See, I graduated high school in a small commuter town, where everyone lived 'cause you could walk to the train station. Graduated high school with a couple kids I started in the nursery school for 2 year olds!... on the other hand, I was always taking the train to "the city" (new york snob here, I think you know by now ;) ) . my parents trusted me or something, the weirdos.

and this:
I tend to short circuit that process by plonking myself in with whomever I've targeted as being someone interesting / someone *I* want to get to know better,
definitely applies to me. I'd chat with all kinds of oddballs :) waiting for a subway, whatever. If they want to talk cool, if not cool.

The only exception is, morning commute. You never look anyone in the eye when everyone pretends that you aren't being held upright and in physical contact with at least 10 strangers, ick. Other than that I love being around all the people. And so much to see just walking down a short block. Good for OBSERVERS. (See how I just got on topic again? Subtle.) Great for writers. I delude myself, thinking that if I was in the city again I would be able to write again.:unsure:

apologies for going far afield in this thread .... but perhaps... Well, there may be a lesson. I've won but then lost many friends. I now have about two friends and even those are hard-won, and I rarely even talk to them. The person I'm closest to in the world is my therapist. So it's been really good for me, in some ways, to re-learn how to communicate with other people. Maybe, @Will86 , you will do much better, armed with some knowledge and insight from this huge group of people.
 
As a young person, I'm still learning how life and people function, I came up to realize long ago that I...
No not at all, you are totally right. To discuss the problems of one another does not mean we are a psychologist , it means we care. It is beautiful to experience that caring.
 
it does seem to be a pattern that most people are self centered, or they have never been raised to have concern for other people. if they feel like you're the person they can go to with their problems -- congratulations, it means you come across as a warm caring person! don't stop being that person just because most people aren't that way back to you, if that makes sense. there ARE other people like you out there! keep testing the water and seeing if you can open up to people as you go through life (use your judgement, of course) and eventually you'll know who the reliable ones are.

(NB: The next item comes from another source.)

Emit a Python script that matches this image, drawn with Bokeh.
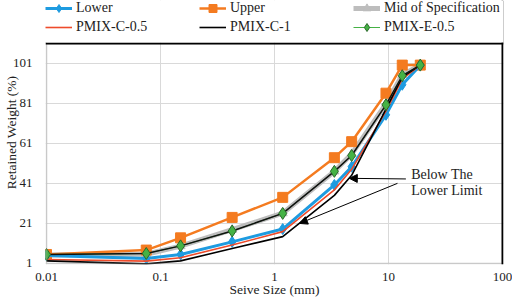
from bokeh.plotting import figure
from bokeh.models import (FixedTicker, CustomJSTickFormatter, Range1d, Legend, LegendItem,
                          Label, Arrow, NormalHead, BoxAnnotation, Span)
from bokeh.embed import file_html
from bokeh.resources import INLINE

# ---- data ----
sizes = [0.01, 0.075, 0.15, 0.425, 1.18, 3.35, 4.75, 9.5, 13.2, 19]
lower = [5.0, 3.5, 5.5, 11.8, 18.2, 40.2, 49.3, 75.2, 90.2, 100]
upper = [5.5, 7.7, 13.8, 24.0, 34.0, 53.8, 61.8, 86.0, 100, 100]
mid_spec = [5.3, 5.6, 9.7, 17.9, 26.1, 47.0, 55.6, 80.6, 95.1, 100]
pmix_c05 = [3.0, 2.2, 3.9, 10.2, 16.9, 37.7, 48.0, 77.0, 93.0, 100]
pmix_c1 = [2.3, 0.8, 2.3, 8.5, 14.4, 35.0, 45.0, 78.0, 94.0, 100]
pmix_e05 = [5.5, 6.0, 9.8, 17.2, 26.0, 47.0, 54.9, 80.2, 94.7, 100]

y_ticks = [1, 21, 41, 61, 81, 101]
x_ticks = [0.01, 0.1, 1, 10, 100]

X_MIN, X_MAX = 0.01, 100
Y_MIN = 1
Y_AREA_TOP = 110.75    # top of the plotting area (value)
Y_CANVAS_TOP = 132.25  # frame extends to the top of the canvas to host the legend

FONT = "Liberation Serif"
TXT = "#222222"

p = figure(width=512, height=301, x_axis_type="log", output_backend="svg",
           toolbar_location=None, x_range=Range1d(0.0098, 102),
           y_range=Range1d(0.5, Y_CANVAS_TOP),
           min_border_left=45, min_border_right=9, min_border_top=0, min_border_bottom=37)
p.title.visible = False
p.background_fill_color = "white"
p.border_fill_color = "white"
p.outline_line_color = None

# grid
p.xgrid.ticker = FixedTicker(ticks=x_ticks)
p.ygrid.ticker = FixedTicker(ticks=y_ticks)
for g in (p.xgrid, p.ygrid):
    g.grid_line_color = "#D9D9D9"
    g.grid_line_width = 1
p.xgrid.minor_grid_line_color = None

# axes
p.xaxis.ticker = FixedTicker(ticks=x_ticks)
p.xaxis.formatter = CustomJSTickFormatter(code="return tick.toString();")
p.yaxis.ticker = FixedTicker(ticks=y_ticks)
for ax in (p.xaxis, p.yaxis):
    ax.axis_line_color = None
    ax.major_tick_line_color = None
    ax.minor_tick_line_color = None
    ax.major_tick_out = 0
    ax.major_tick_in = 0
    ax.minor_tick_out = 0
    ax.minor_tick_in = 0
    ax.major_label_text_font = FONT
    ax.major_label_text_font_size = "13px"
    ax.major_label_text_color = TXT
    ax.axis_label_text_font = FONT
    ax.axis_label_text_font_size = "13.5px"
    ax.axis_label_text_font_style = "normal"
    ax.axis_label_text_color = TXT
p.xaxis.axis_label = "Seive Size (mm)"
p.yaxis.axis_label = "Retained Weight (%)"
p.xaxis.major_label_standoff = 8
p.xaxis.axis_label_standoff = -2
p.yaxis.major_label_standoff = 13
p.yaxis.axis_label_standoff = -9

BLUE = "#1E9BE0"
ORANGE = "#F47B20"
GRAY = "#BDBDBD"
RED = "#EE4B2B"
GREEN = "#45B245"

# series
r_mid_l = p.line(sizes, mid_spec, line_color=GRAY, line_width=5)
r_mid_m = p.scatter(sizes, mid_spec, marker="triangle", size=9, fill_color=GRAY, line_color=GRAY)
r_up_l = p.line(sizes, upper, line_color=ORANGE, line_width=2.5)
r_up_m = p.scatter(sizes, upper, marker="square", size=10, fill_color=ORANGE, line_color=ORANGE)
r_lo_l = p.line(sizes, lower, line_color=BLUE, line_width=3)
r_lo_m = p.scatter(sizes, lower, marker="diamond", size=11, fill_color=BLUE, line_color=BLUE)
r_c05 = p.line(sizes, pmix_c05, line_color=RED, line_width=1.6)
r_c1 = p.line(sizes, pmix_c1, line_color="black", line_width=1.6)
r_e_l = p.line(sizes, pmix_e05, line_color=GREEN, line_width=1)
p.line(sizes, pmix_e05, line_color="#111111", line_width=1.5)
r_e_m = p.scatter(sizes, pmix_e05, marker="diamond", size=12, fill_color=GREEN,
                  line_color="#2A6A2A", line_width=1)

# plot-area border: gray left/bottom, black top/right
p.add_layout(BoxAnnotation(left=X_MIN, right=X_MAX, bottom=Y_MIN, top=Y_AREA_TOP,
                           fill_alpha=0, line_color="#A6A6A6", line_width=2))
p.add_layout(Span(location=Y_AREA_TOP, dimension="width", line_color="black", line_width=2))
p.add_layout(Span(location=X_MAX, dimension="height", line_color="black", line_width=2))
# white cover for the legend strip above the plotting area
p.add_layout(BoxAnnotation(bottom=Y_AREA_TOP + 0.5, fill_color="white", fill_alpha=1,
                           line_color=None))


def make_legend(items, loc):
    lg = Legend(items=items, orientation="horizontal", location=loc)
    lg.background_fill_alpha = 0
    lg.border_line_color = None
    lg.padding = 0
    lg.margin = 0
    lg.spacing = 3
    lg.glyph_width = 27
    lg.glyph_height = 20
    lg.label_height = 20
    lg.label_width = 120
    lg.label_standoff = 4
    lg.label_text_font = FONT
    lg.label_text_font_size = "14px"
    lg.label_text_color = TXT
    return lg


leg1 = make_legend([
    LegendItem(label="Lower", renderers=[r_lo_l, r_lo_m]),
    LegendItem(label="Upper", renderers=[r_up_l, r_up_m]),
    LegendItem(label="Mid of Specification", renderers=[r_mid_l, r_mid_m]),
], (0, 246))
leg2 = make_legend([
    LegendItem(label="PMIX-C-0.5", renderers=[r_c05]),
    LegendItem(label="PMIX-C-1", renderers=[r_c1]),
    LegendItem(label="PMIX-E-0.5", renderers=[r_e_l, r_e_m]),
], (0, 227))
p.add_layout(leg1, "center")
p.add_layout(leg2, "center")

# annotations
for txt, yv in (("Below The", 45.4), ("Lower Limit", 37.5)):
    p.add_layout(Label(x=15.8, y=yv, text=txt, text_font=FONT, text_font_size="14px",
                       text_color=TXT, text_baseline="middle", text_align="left"))
p.add_layout(Arrow(x_start=14.2, y_start=43.2, x_end=4.53, y_end=43.5,
                   line_color="black", line_width=1,
                   end=NormalHead(size=8, fill_color="black", line_color="black")))
p.add_layout(Arrow(x_start=11.98, y_start=41.0, x_end=1.654, y_end=21.0,
                   line_color="black", line_width=1,
                   end=NormalHead(size=8, fill_color="black", line_color="black")))

open("out.html", "w").write(file_html(p, INLINE))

for people like us, our problems tend to be less superficial than other people's and that can make it hard to know how to talk about them. I'm 38 and I still struggle with this. while other people are sharing their funny childhood stories, i'm just sitting there silent because i don't have any of those. i definitely understand how hard it can be.
 
if they feel like you're the person they can go to with their problems -- congratulations, it means you come across as a warm caring person! don't stop being that person just because most people aren't that way back to you,
My mother is an absolute magnet for people who zoom in and burden her with problems... She listens carefully and spends time communicating with people - who never reciprocate. Or, she never speaks of her burdens. I wish I could make her change this behavior - because she takes on so much - after ignoring her own feelings and listening to and helping others, she becomes despondent.


I'm not saying that anyone should stop being caring! It's just that she spends so much time and energy, caring for others, that she has nothing left to take care of *herself*.